* [Task instructions]:
Scan the records below. List lines holding "this".
"""
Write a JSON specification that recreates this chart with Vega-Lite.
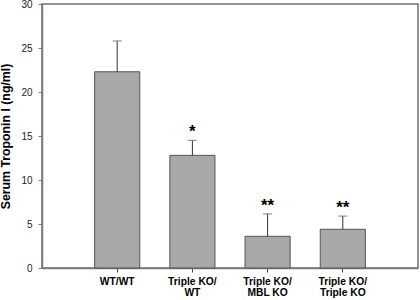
{
  "$schema": "https://vega.github.io/schema/vega-lite/v6.json",
  "width": 376,
  "height": 264,
  "autosize": {"type": "none"},
  "padding": {"left": 42, "top": 4, "right": 2, "bottom": 32},
  "background": "white",
  "config": {
    "font": "Liberation Sans",
    "view": {"stroke": "#6e6e6e", "strokeWidth": 1.5}
  },
  "data": {
    "values": [
      {"group": "WT/WT", "mean": 22.3, "upper": 25.8, "sig": ""},
      {"group": "Triple KO/|WT", "mean": 12.8, "upper": 14.5, "sig": "*"},
      {"group": "Triple KO/|MBL KO", "mean": 3.6, "upper": 6.15, "sig": "**"},
      {"group": "Triple KO/|Triple KO", "mean": 4.4, "upper": 5.9, "sig": "**"}
    ]
  },
  "encoding": {
    "x": {
      "field": "group",
      "type": "nominal",
      "sort": null,
      "scale": {"paddingInner": 0.4, "paddingOuter": 0.7},
      "axis": {
        "title": null,
        "labelAngle": 0,
        "labelExpr": "split(datum.value, '|')",
        "labelFont": "Liberation Sans",
        "labelFontWeight": "bold",
        "labelFontSize": 10.3,
        "labelColor": "black",
        "labelLineHeight": 11,
        "labelPadding": 4,
        "tickSize": 4,
        "tickColor": "#444",
        "domainColor": "#7a7a7a",
        "domainWidth": 1.5
      }
    }
  },
  "layer": [
    {
      "mark": {"type": "bar", "fill": "#a8a8a8", "stroke": "#555555", "strokeWidth": 1},
      "encoding": {
        "y": {
          "field": "mean",
          "type": "quantitative",
          "scale": {"domain": [0, 30], "nice": false},
          "axis": {
            "values": [0, 5, 10, 15, 20, 25, 30],
            "grid": false,
            "title": "Serum Troponin I (ng/ml)",
            "titleFont": "Liberation Sans",
            "titleFontWeight": "bold",
            "titleFontSize": 12.3,
            "titleColor": "black",
            "titlePadding": 8,
            "labelFont": "Liberation Sans",
            "labelFontSize": 10,
            "labelColor": "#222",
            "labelPadding": 6,
            "tickSize": 4,
            "tickColor": "#7a7a7a",
            "domainColor": "#7a7a7a",
            "domainWidth": 1.5
          }
        }
      }
    },
    {
      "mark": {"type": "rule", "color": "#333333", "strokeWidth": 1},
      "encoding": {
        "y": {"field": "mean", "type": "quantitative"},
        "y2": {"field": "upper"}
      }
    },
    {
      "mark": {"type": "tick", "color": "#666666", "thickness": 1.2, "size": 9, "orient": "horizontal"},
      "encoding": {
        "y": {"field": "upper", "type": "quantitative"}
      }
    },
    {
      "mark": {"type": "text", "fontSize": 17, "fontWeight": "bold", "color": "black", "baseline": "alphabetic", "dy": -3, "font": "Liberation Sans"},
      "encoding": {
        "y": {"field": "upper", "type": "quantitative"},
        "text": {"field": "sig"}
      }
    }
  ]
}
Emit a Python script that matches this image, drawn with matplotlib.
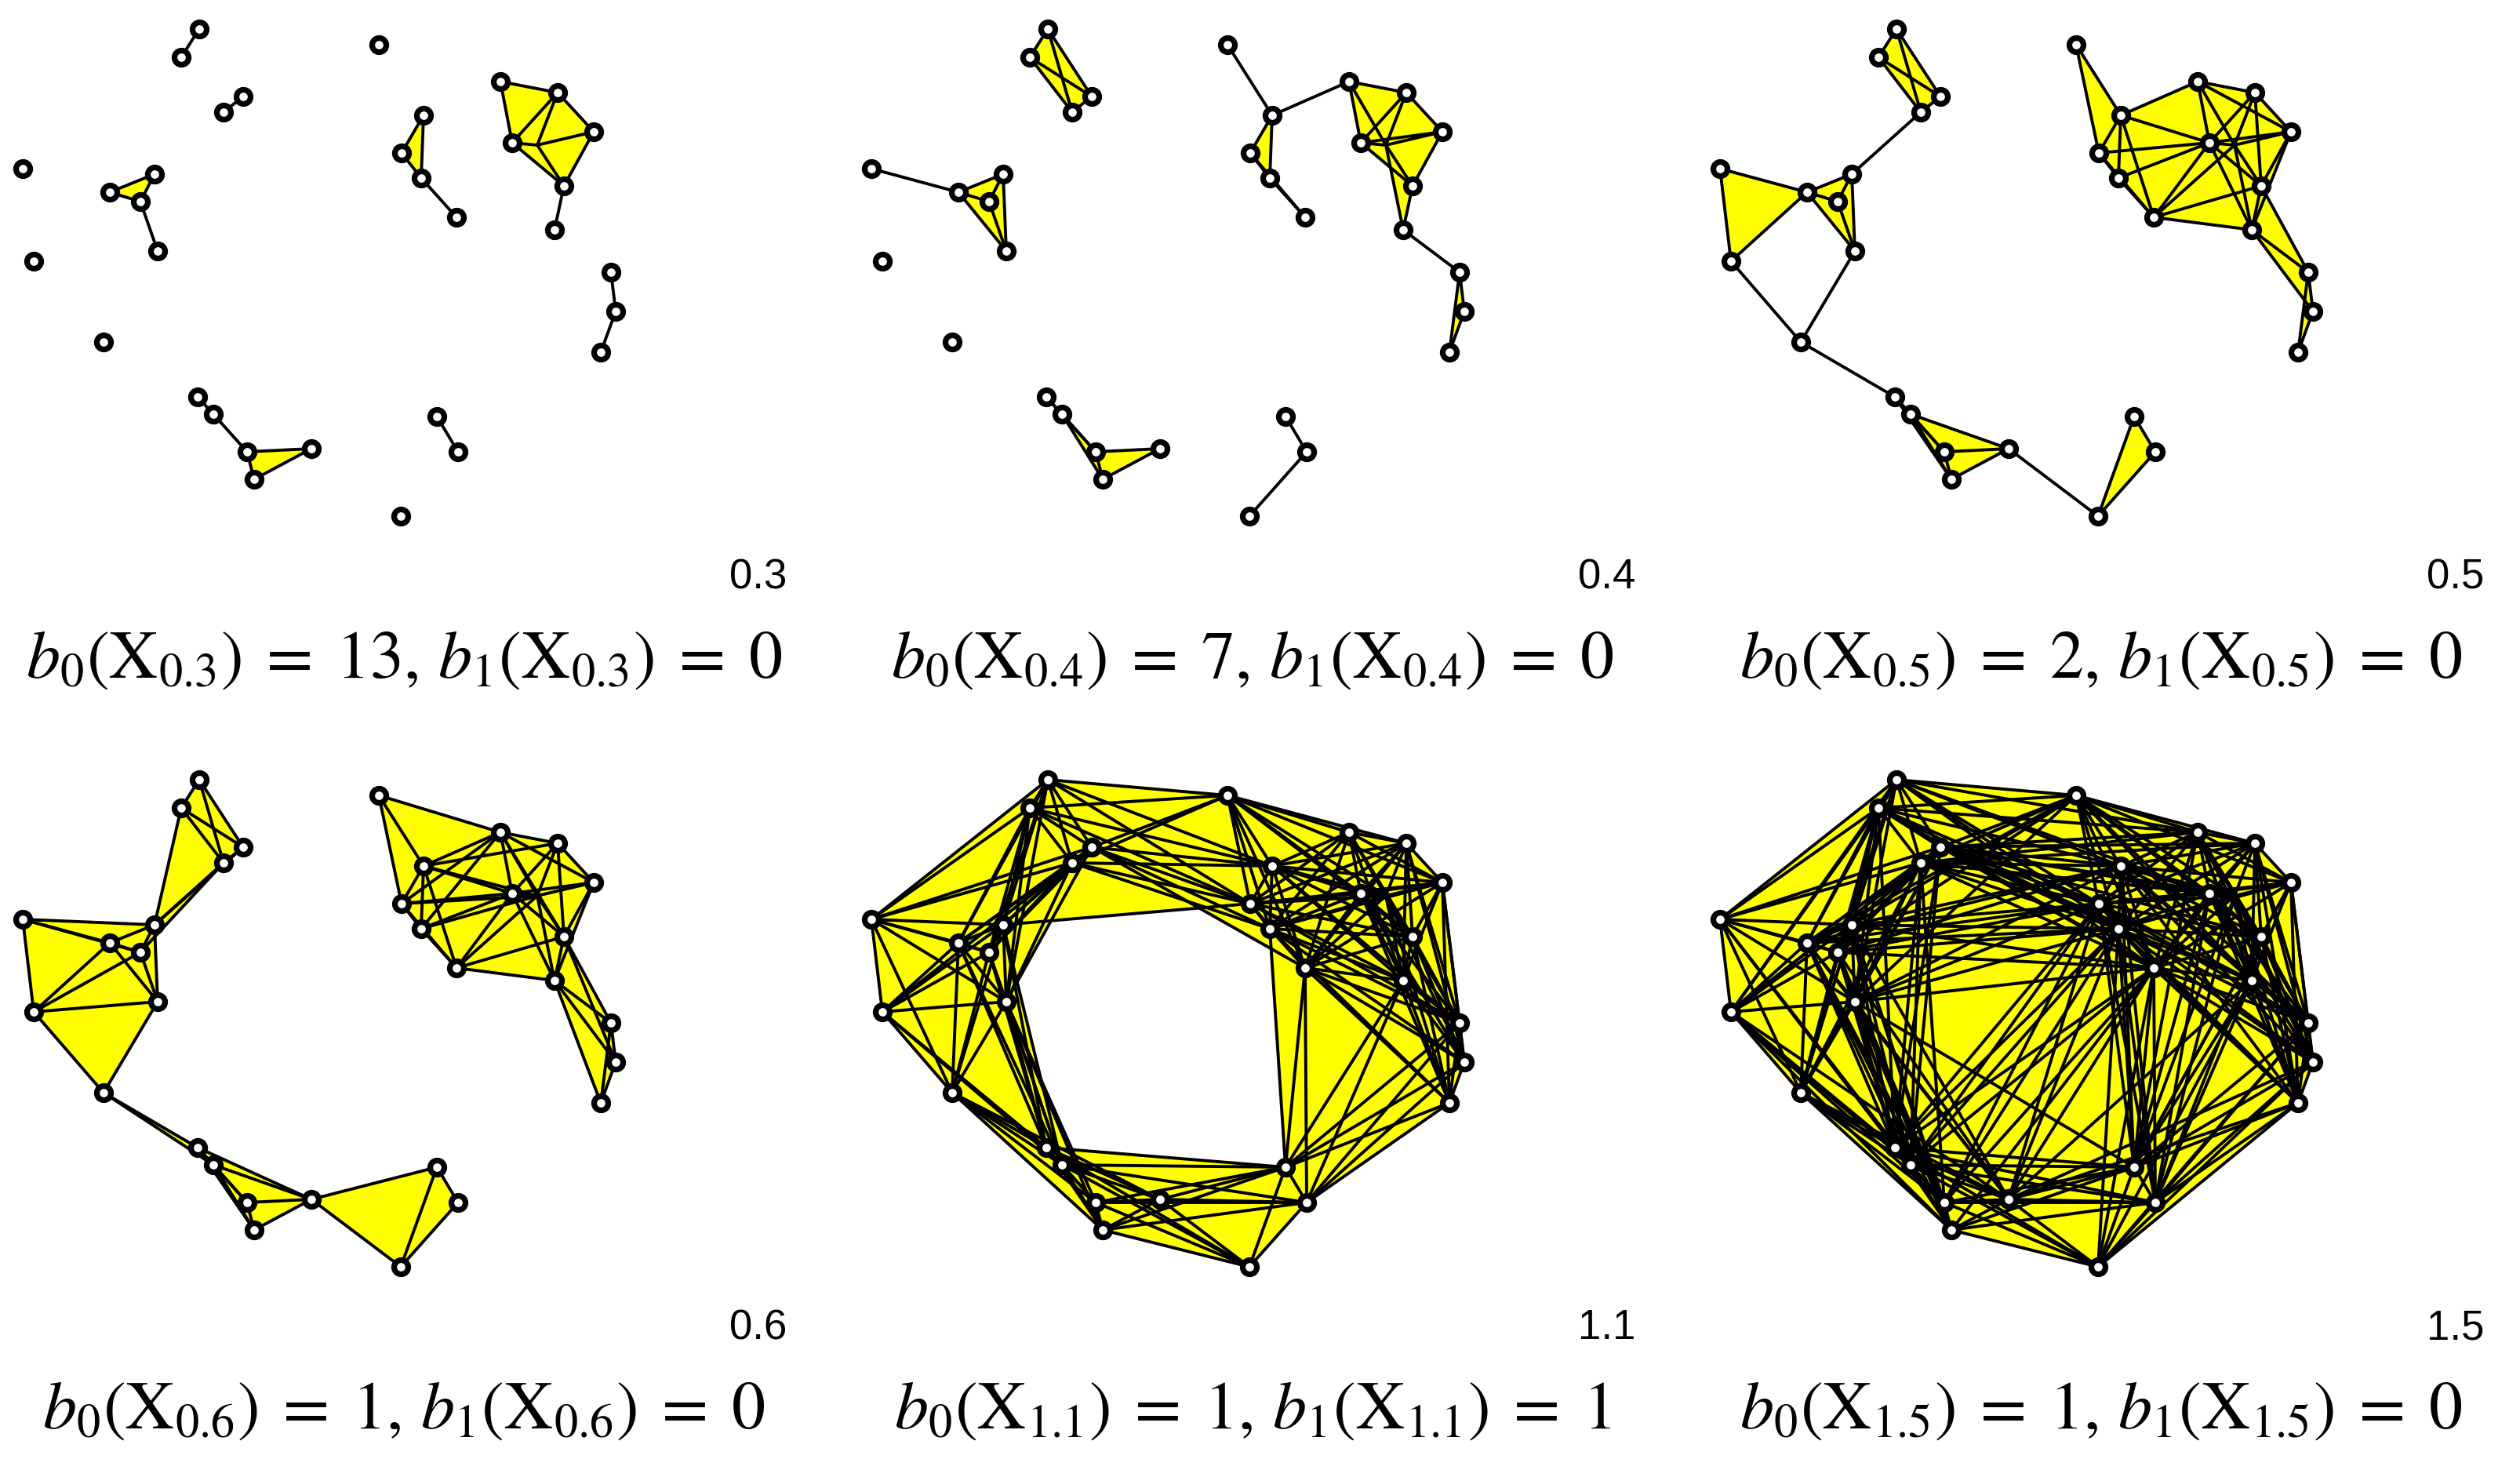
"""
* [Answer to the problem]:
Write a JSON specification that recreates this chart with Vega-Lite.
Emit a Python script that matches this image, drawn with matplotlib.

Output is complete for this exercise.